Closing the books is a pivotal event in finance departments. It is the prerequisite to many critical management functions such as performance reviews, business reforecasting, and providing financial statements to shareholders, creditors, and regulators. If your company is at all competitive, it should aggressively be looking for ways to streamline and speed its closing process.

Most Companies Take Too Long

Back in the 15th century, when Luca Pacioli was codifying the rules of double-entry bookkeeping, merchants usually closed their books only at the end of a business venture, such as a voyage to the Spice Islands or selling bolts of cloth at the trade fair in Bruges. Today, corporations close their books monthly because this is the typical billing cycle, as well as quarterly or annually because this is when they report their financial results. Although the accounting function was one of the first to benefit from using computers, the closing process still retains many vestiges of the days of paper ledgers, adding machines, and green eyeshades. As a result, most companies take too long to close their books.

Who says so? They do.

In a recent study, Ventana Research found that about half of larger companies (those with 1,000 employees or more) take up to five or six days to complete their monthly close, and a slightly smaller proportion complete their quarterly close in a similar period. But the grass really is greener: About three-quarters of companies that take three business days or more to do their monthly close think that they should shorten their close by at least a day or two. Half of the companies that take seven or more days want to cut their closing cycle by three or more days. The results were similar for the quarterly close.

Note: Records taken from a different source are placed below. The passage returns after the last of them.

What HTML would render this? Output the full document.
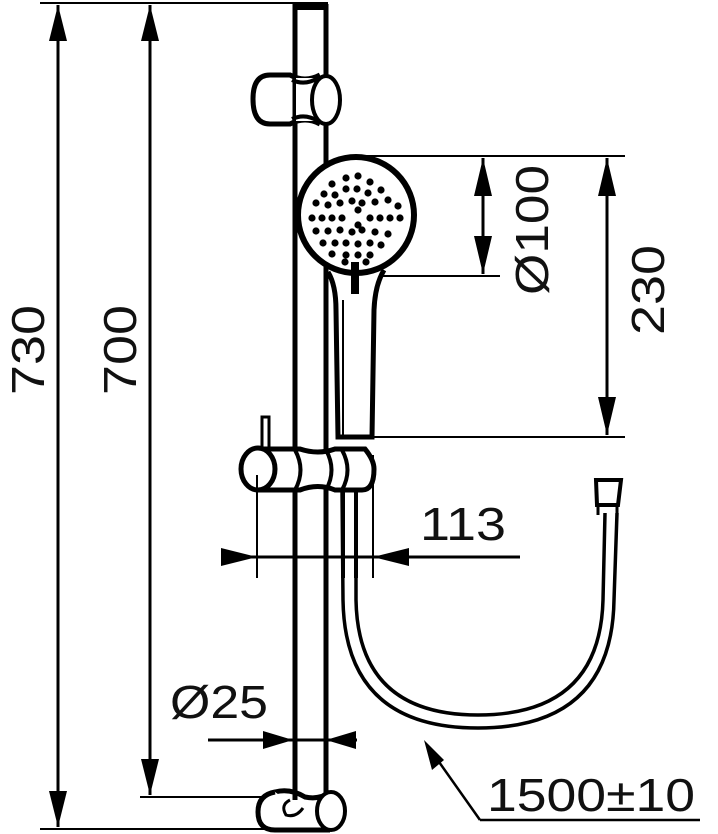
<!DOCTYPE html>
<html><head><style>html,body{margin:0;padding:0;background:#fff}svg{display:block}text{font-family:"Liberation Sans","DejaVu Sans",sans-serif;fill:#111;font-size:46px}</style></head><body>
<svg width="718" height="834" viewBox="0 0 718 834" xmlns="http://www.w3.org/2000/svg">
<g stroke="#000" fill="none">
<!-- 730 -->
<line x1="40" y1="3" x2="295" y2="3" stroke-width="2"/>
<line x1="40" y1="829" x2="275" y2="829" stroke-width="2"/>
<line x1="58" y1="5" x2="58" y2="827" stroke-width="3"/>
<path d="M58,5 l-9,36 h18z M58,827 l-9,-36 h18z" fill="#000" stroke="none"/>
<!-- 700 -->
<line x1="140" y1="797" x2="262" y2="797" stroke-width="2"/>
<line x1="150" y1="5" x2="150" y2="795" stroke-width="3"/>
<path d="M150,5 l-9,36 h18z M150,795 l-9,-36 h18z" fill="#000" stroke="none"/>
<!-- rail -->
<line x1="295" y1="4" x2="295" y2="800" stroke-width="5"/>
<line x1="326" y1="4" x2="326" y2="800" stroke-width="5"/>
<rect x="293" y="2" width="35" height="8" fill="#000" stroke="none"/>
<!-- top bracket -->
<path d="M270,75 L290,75 Q305,83 320,75 M270,124 L290,124 Q305,116 320,124" stroke-width="5"/>
<path d="M270,75 Q253,75 253,99 Q253,124 270,124" stroke-width="5"/>
<rect x="296" y="78" width="27" height="43" fill="#fff" stroke="none"/>
<path d="M292,80 Q305,86 318,78 M292,119 Q305,113 318,121" stroke-width="4"/>
<ellipse cx="326" cy="100" rx="14" ry="24" stroke-width="4" fill="#fff"/>
<!-- head dims -->
<line x1="356" y1="156" x2="625" y2="156" stroke-width="2"/>
<line x1="360" y1="276" x2="500" y2="276" stroke-width="2"/>
<line x1="372" y1="437" x2="625" y2="437" stroke-width="2"/>
<line x1="483" y1="158" x2="483" y2="274" stroke-width="3"/>
<path d="M483,158 l-9,38 h18z M483,274 l-9,-38 h18z" fill="#000" stroke="none"/>
<line x1="607" y1="158" x2="607" y2="435" stroke-width="3"/>
<path d="M607,158 l-9,38 h18z M607,435 l-9,-38 h18z" fill="#000" stroke="none"/>
<!-- handle -->
<path d="M328,272 Q336,285 336,310 L338,437 L372,437 L374,310 Q375,285 384,270" stroke-width="5" fill="#fff"/>
<line x1="343" y1="300" x2="343" y2="435" stroke-width="2"/>
<!-- head -->
<circle cx="356" cy="215" r="58" stroke-width="6" fill="#fff"/>
<rect x="351" y="262" width="8" height="32" fill="#000" stroke="none"/>
</g>
<g fill="#000">
<circle cx="346" cy="178" r="3.6"/><circle cx="358" cy="176" r="3.6"/><circle cx="332" cy="184" r="3.6"/><circle cx="346" cy="189" r="3.6"/><circle cx="370" cy="182" r="3.6"/><circle cx="324" cy="194" r="3.6"/><circle cx="335" cy="195" r="3.6"/><circle cx="357" cy="189" r="3.6"/><circle cx="368" cy="193" r="3.6"/><circle cx="381" cy="190" r="3.6"/><circle cx="316" cy="203" r="3.6"/><circle cx="328" cy="205" r="3.6"/><circle cx="340" cy="203" r="3.6"/><circle cx="352" cy="201" r="3.6"/><circle cx="362" cy="203" r="3.6"/><circle cx="375" cy="202" r="3.6"/><circle cx="388" cy="200" r="3.6"/><circle cx="312" cy="218" r="3.6"/><circle cx="322" cy="218" r="3.6"/><circle cx="332" cy="218" r="3.6"/><circle cx="342" cy="218" r="3.6"/><circle cx="370" cy="218" r="3.6"/><circle cx="380" cy="218" r="3.6"/><circle cx="390" cy="218" r="3.6"/><circle cx="400" cy="218" r="3.6"/><circle cx="316" cy="231" r="3.6"/><circle cx="328" cy="231" r="3.6"/><circle cx="340" cy="230" r="3.6"/><circle cx="352" cy="232" r="3.6"/><circle cx="362" cy="230" r="3.6"/><circle cx="375" cy="232" r="3.6"/><circle cx="388" cy="234" r="3.6"/><circle cx="398" cy="206" r="3.6"/><circle cx="323" cy="243" r="3.6"/><circle cx="335" cy="243" r="3.6"/><circle cx="346" cy="243" r="3.6"/><circle cx="358" cy="244" r="3.6"/><circle cx="370" cy="243" r="3.6"/><circle cx="381" cy="245" r="3.6"/><circle cx="332" cy="254" r="3.6"/><circle cx="346" cy="255" r="3.6"/><circle cx="358" cy="255" r="3.6"/><circle cx="370" cy="255" r="3.6"/><circle cx="345" cy="262" r="3.6"/><circle cx="366" cy="262" r="3.6"/><circle cx="358" cy="210" r="3.6"/><circle cx="358" cy="225" r="3.6"/>
</g>
<g stroke="#000" fill="none">
<!-- hose -->
<path d="M342,488 L343,600 Q345,728 478,728 Q612,728 614,600 L617,513" stroke-width="3.5"/>
<path d="M356,488 L356,600 Q358,715 478,715 Q600,715 603,600 L605,513" stroke-width="3.5"/>
<path d="M596,480 L621,480 L618,505 L597,505 Z" stroke-width="4" fill="#fff"/>
<path d="M598,505 L598,515 M617,505 L617,515" stroke-width="3"/>
<!-- lower bracket -->
<rect x="262" y="417" width="7" height="32" stroke-width="3" fill="#fff"/>
<path d="M258,449 L300,449 Q318,455 335,449 L365,449 Q374,460 374,469 Q374,490 362,490 L335,490 Q318,483 300,490 L258,490" stroke-width="5" fill="#fff"/>
<ellipse cx="258" cy="469" rx="17" ry="21" stroke-width="5" fill="#fff"/>
<path d="M295,450 Q306,470 295,490 M326,450 Q337,470 326,490 M342,450 Q353,470 342,490" stroke-width="4"/>
<line x1="343" y1="490" x2="343" y2="578" stroke-width="4"/>
<line x1="356" y1="490" x2="356" y2="578" stroke-width="4"/>
<!-- 113 -->
<line x1="257" y1="475" x2="257" y2="578" stroke-width="2"/>
<line x1="373" y1="455" x2="373" y2="578" stroke-width="2"/>
<line x1="222" y1="557" x2="520" y2="557" stroke-width="3"/>
<path d="M257,557 l-36,-9 v18z M373,557 l36,-9 v18z" fill="#000" stroke="none"/>
<!-- Ø25 -->
<line x1="208" y1="740" x2="357" y2="740" stroke-width="3"/>
<path d="M293,740 l-30,-9 v18z M326,740 l30,-9 v18z" fill="#000" stroke="none"/>
<!-- bottom bracket -->
<path d="M275,792 Q290,788 305,797 Q320,800 330,792" stroke-width="5"/>
<path d="M275,792 Q258,795 258,812 Q258,830 275,830 L330,830" stroke-width="5" fill="#fff"/>
<ellipse cx="331" cy="811" rx="14" ry="19" stroke-width="4" fill="#fff"/>
<path d="M290,800 Q280,805 286,815 Q296,818 303,808" stroke-width="3" fill="#fff"/>
<line x1="295" y1="740" x2="295" y2="800" stroke-width="5"/>
<line x1="326" y1="740" x2="326" y2="794" stroke-width="5"/>
<!-- 1500 leader -->
<path d="M480,820 L700,820 M480,820 L432,752" stroke-width="2.5"/>
<path d="M424,740 l8,30 l12,-10z" fill="#000" stroke="none"/>
</g>
<text transform="translate(44,350) rotate(-90)" text-anchor="middle" textLength="90" lengthAdjust="spacingAndGlyphs">730</text>
<text transform="translate(136,350) rotate(-90)" text-anchor="middle" textLength="90" lengthAdjust="spacingAndGlyphs">700</text>
<text transform="translate(548,230) rotate(-90)" text-anchor="middle" textLength="130" lengthAdjust="spacingAndGlyphs">Ø100</text>
<text transform="translate(664,290) rotate(-90)" text-anchor="middle" textLength="90" lengthAdjust="spacingAndGlyphs">230</text>
<text x="420" y="540" textLength="86" lengthAdjust="spacingAndGlyphs">113</text>
<text x="170" y="718" textLength="98" lengthAdjust="spacingAndGlyphs">Ø25</text>
<text x="487" y="811" textLength="208" lengthAdjust="spacingAndGlyphs">1500±10</text>
</svg>
</body></html>
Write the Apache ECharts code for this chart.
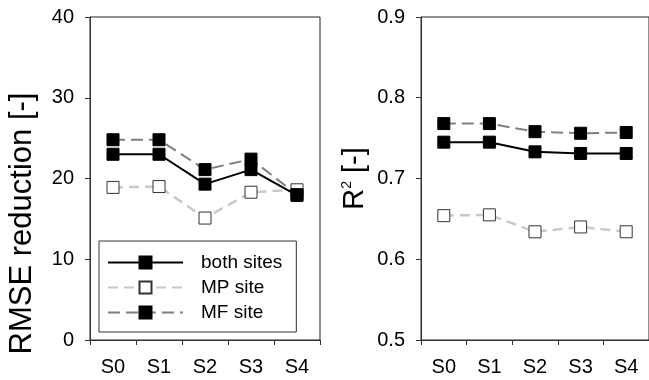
<!DOCTYPE html>
<html>
<head>
<meta charset="utf-8">
<script src="https://cdn.jsdelivr.net/npm/echarts@6/dist/echarts.min.js"></script>
<style>
	html, body { margin: 0; padding: 0; background: #fff; }
	#chart { width: 649px; height: 380px; }
</style>
</head>
<body>
<div id="chart"></div>
<script>
	// categories and values
	const cats = ["S0", "S1", "S2", "S3", "S4"];
	const seriesNames = ["both sites", "MP site", "MF site"];
	// RMSE reduction [-]
	const rmseBoth = [23.0, 23.0, 19.3, 21.1, 17.9];
	const rmseMP = [18.9, 19.0, 15.1, 18.3, 18.6];
	const rmseMF = [24.8, 24.8, 21.1, 22.4, 18.0];
	// R2 [-]
	const r2Both = [0.745, 0.745, 0.733, 0.731, 0.731];
	const r2MP = [0.654, 0.655, 0.634, 0.640, 0.634];
	const r2MF = [0.768, 0.768, 0.758, 0.756, 0.757];

	const font = "Liberation Sans";
	const styles = {
		"both sites": {
			line: { color: "#000", width: 2, type: "solid" },
			item: { color: "#000", borderColor: "#000", borderWidth: 1 }
		},
		"MP site": {
			line: { color: "#cacaca", width: 2.5, type: [10, 6] },
			item: { color: "#fff", borderColor: "#333", borderWidth: 1 }
		},
		"MF site": {
			line: { color: "#7f7f7f", width: 2, type: [12, 6] },
			item: { color: "#000", borderColor: "#000", borderWidth: 1 }
		}
	};

	function mkSeries(name, data, idx) {
		return {
			name: name,
			type: "line",
			xAxisIndex: idx,
			yAxisIndex: idx,
			data: data,
			symbol: "rect",
			symbolSize: 12,
			lineStyle: styles[name].line,
			itemStyle: styles[name].item,
			emphasis: { disabled: true },
			animation: false
		};
	}

	function xAx(idx) {
		return {
			type: "category",
			gridIndex: idx,
			data: cats,
			boundaryGap: true,
			axisLine: { lineStyle: { color: "#333", width: 1 } },
			axisTick: { show: true, length: 5, lineStyle: { color: "#333" } },
			axisLabel: { color: "#000", fontSize: 20, fontFamily: font, margin: 17 },
			splitLine: { show: false }
		};
	}

	function yAx(idx, min, max, step, name, nameStyle) {
		return {
			type: "value",
			gridIndex: idx,
			min: min,
			max: max,
			interval: step,
			name: name,
			nameLocation: "middle",
			nameGap: 52,
			nameTextStyle: Object.assign({ color: "#000", fontFamily: font }, nameStyle),
			axisLine: { show: true, lineStyle: { color: "#333", width: 1 } },
			axisTick: { show: true, length: 5, lineStyle: { color: "#333" } },
			axisLabel: {
				color: "#000", fontSize: 20, fontFamily: font, margin: 16,
				formatter: function(v) { return step < 1 ? v.toFixed(1) : String(v); }
			},
			splitLine: { show: false }
		};
	}

	const chart = echarts.init(document.getElementById("chart"), null, { renderer: "canvas" });
	const option = {
		backgroundColor: "#fff",
		animation: false,
		grid: [
			{ left: 90, top: 17, width: 230, height: 323, show: true, borderColor: "#222", borderWidth: 1, containLabel: false },
			{ left: 421, top: 17, width: 231, height: 323, show: true, borderColor: "#222", borderWidth: 1, containLabel: false }
		],
		legend: {
			data: seriesNames,
			orient: "vertical",
			left: 99,
			top: 241,
			padding: [12, 14, 10, 8],
			itemWidth: 75,
			itemHeight: 15,
			itemGap: 6,
			borderColor: "#333",
			borderWidth: 1,
			selectedMode: false,
			textStyle: { color: "#000", fontSize: 19, fontFamily: font, padding: [0, 0, 0, 13] }
		},
		xAxis: [xAx(0), xAx(1)],
		yAxis: [
			yAx(0, 0, 40, 10, "RMSE reduction [-]", { fontSize: 31, padding: [0, 90, 0, 0] }),
			yAx(1, 0.5, 0.9, 0.1, "R{sup|2} [-]", {
				fontSize: 29,
				rich: { sup: { fontSize: 14, fontFamily: font, color: "#000", verticalAlign: "top", padding: [0, 0, 12, 0] } }
			})
		],
		series: [
			mkSeries("MP site", rmseMP, 0),
			mkSeries("MF site", rmseMF, 0),
			mkSeries("both sites", rmseBoth, 0),
			mkSeries("MP site", r2MP, 1),
			mkSeries("MF site", r2MF, 1),
			mkSeries("both sites", r2Both, 1)
		]
	};
	chart.setOption(option);
</script>
</body>
</html>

Why do companies want to shorten the close? Our research panel cited most often two basic objectives. First, closing sooner makes it possible to spend more time looking at results before making them public. Second, achieving a faster, accurate close can benefit the entire organization by giving people actionable information about problems and opportunities sooner. Another, less noticed reason is that a well-designed, well-executed accounting close requires fewer resources (chiefly people and time) to perform the purely mechanical tasks. This gives more people in finance organizations more time to do the value-added work that finance executives wish they could do if they had more time or more people.